Further, the government plans to award new highway projects under BOT only if FASTag-based traffic data indicates that concessionaires can earn at least a 15 per cent annual return from toll revenues. Projects that record returns below this benchmark will instead be undertaken in HAM or EPC mode. The move aims to reduce investor risk while providing greater clarity on investment returns, and is expected to allow the authority to award more projects under BOT.

Revamping the MCA for the better

Alongside its push to revive BOT-based projects, the government is revamping the model concession agreement (MCA) for such projects to rebalance risks and make them financially viable to attract private capital. Under the proposed framework, all key parameters will be linked to traffic on the road, while the concept of competing roads will be dropped. This is expected to reduce disputes among stakeholders. To address traffic-related risks, mechanisms to compensate the concessionaire will be put in place. Furthermore, it will enable flexible concession periods, which can be extended or reduced based on traffic fluctuations, supported by FASTag-based toll data that provides accurate traffic information.

Moreover, the revised framework is expected to ensure smooth implementation of pre-construction activities, including land acquisition, and forest and wildlife clearances. The government is also considering a proposal to provide additional viability gap funding (VGF) to make highway projects under BOT more viable. Currently, VGF is capped at 40 per cent of the project cost. However, as per the proposed plan, VGF of more than 40 per cent of the project cost is to be paid by the authorities in instalments. Taken together, these measures are intended to create a more balanced MCA and draw long-term private capital back into highway development.

Looking ahead

The dearth of private capital in greenfield highway projects has now become a key policy concern. A highway development model in which investors take the full construction and traffic risk in return for toll revenues has been missing for a long time. The failure of BOT model a decade ago still weighs on concessionaire’s risk appetite. Therefore, the government’s recent efforts to rebalance risks and offer a more attractive value proposition through a revamped MCA becomes critical.

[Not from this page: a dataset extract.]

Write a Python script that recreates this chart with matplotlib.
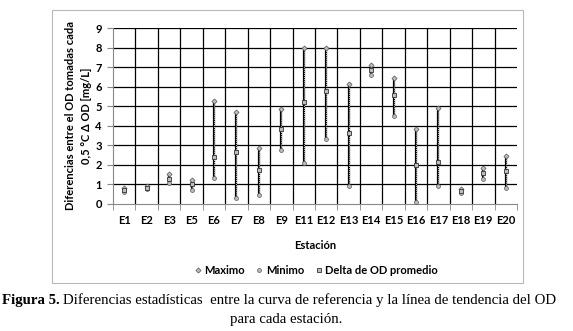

Unlike in the early years of BOT, today there is better visibility in terms of traffic and revenues owing to FASTag-based data, as the sector has matured. Key issues in the earlier MCA, particularly around traffic risk, competing roads, and pre-construction bottlenecks, are now being addressed. However, the market’s response to this revamped framework remains to be seen. Awarding activity is expected to pick up in H2 of 2025-26, with the final MCA likely to be issued soon. Moreover, a larger pipeline of BOT projects is expected to come up for bidding to test investor sentiment. If these projects record a healthy bidding activity and financial closure, BOT could gradually reclaim a meaningful share in India’s highway development strategy. Given the key role private capital has to play in nation building, the government is clearly hoping that the refreshed BOT framework will help draw back private capital into greenfield road projects.